また、各区には地域住民による「集落活動センター」があり、高齢者の移動手段やガソリンスタンンドの確保、人口減や農地の遊休化といった山積する町の課題に各区が連携。集落活動センターのネットワーク「集落活動センターゆすはら」も誕生し、フェアの開催や道の駅整備計画といった新しいことに地域ぐるみで取り組んでいます。
町では移住定住にも注力。町が所有者から借り入れた空き家を改修して低廉な家賃で提供したり、新築・改築への支援を充実させたりと、様々な補助金を活用しながら「選ばれるまち」を目指しており、着実に成果を出しているそうです。

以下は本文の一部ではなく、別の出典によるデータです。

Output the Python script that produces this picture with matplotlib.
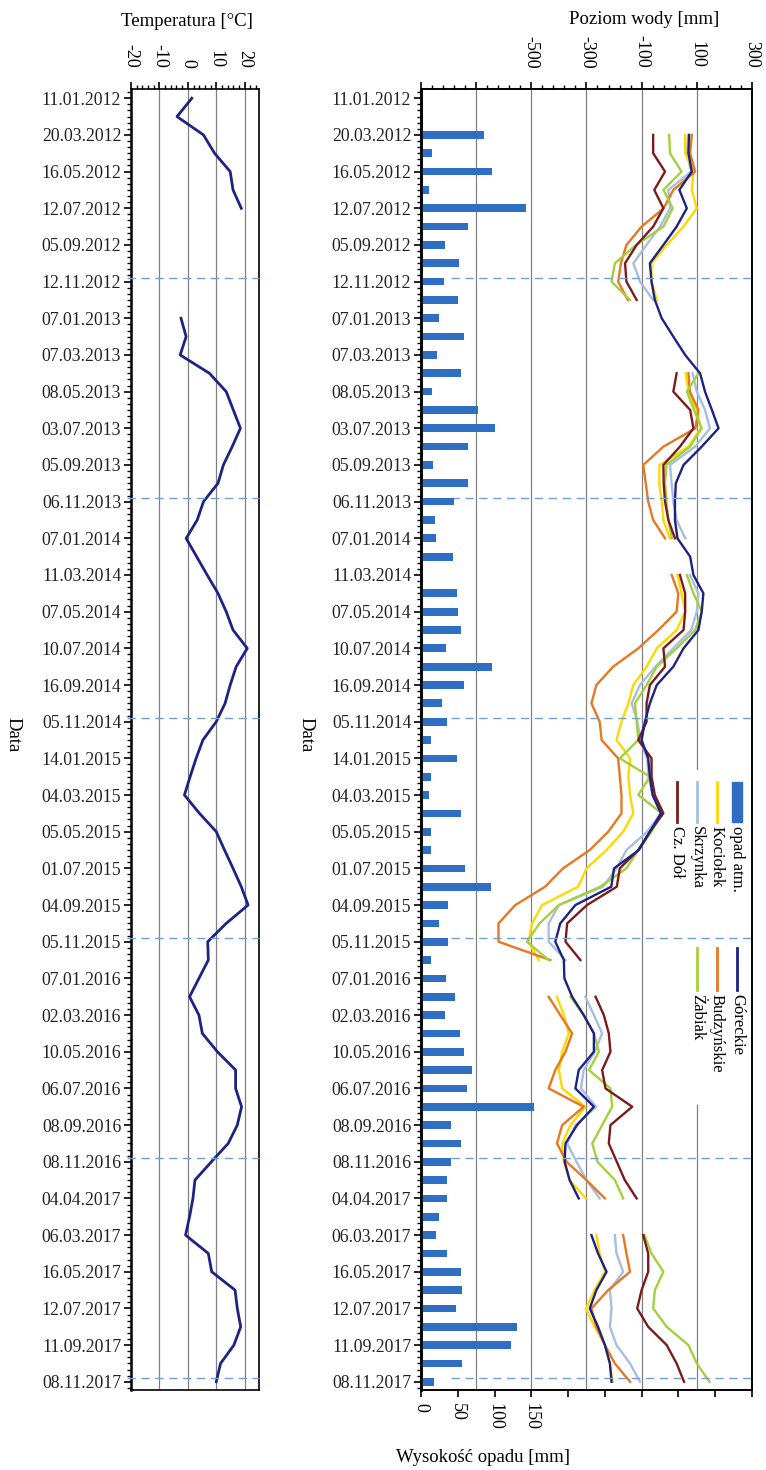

このほか、「18年間で子どもを育てる体制づくり」を目指し、「保幼小中高の一貫教育」を推進。小中一貫校の開校や、幼保連携型認定こども園への移行、地元の高校を存続させる体制づくりなど、地域住民も参画しながら人材の育成に取り組んでいます。
地域課題を解決する一連の取り組みを通じ、それまで漂っていた町の「あきらめ感」が、「やる気」に変化してきた、と町長は言います。「檮原で一生を過ごしたい」「住み慣れた地域で暮らしたい」「この地で楽しく生きたい」という思いで、数多くの施策に行政と住民が取り組んできました。
吉田町長は講演の終わりに「施策として仕掛け、きっかけをつくったのは行政かもしれないが、それをしっかりと受け止め、自分のこととして取り組んでくれたのは住民のみなさん。これから先も共に取り組み、未来の檮原を子どもたちに引き継いでいけるよう頑張りたい」と力を込めました。
行政がきっかけをつくり支援しながら、住民が自立して形をつくって自ら動き、町が持続的に発展する―これが本当の意味での「官民連携」であり、「まちづくりは人づくり」だと考えさせられた講演会でした。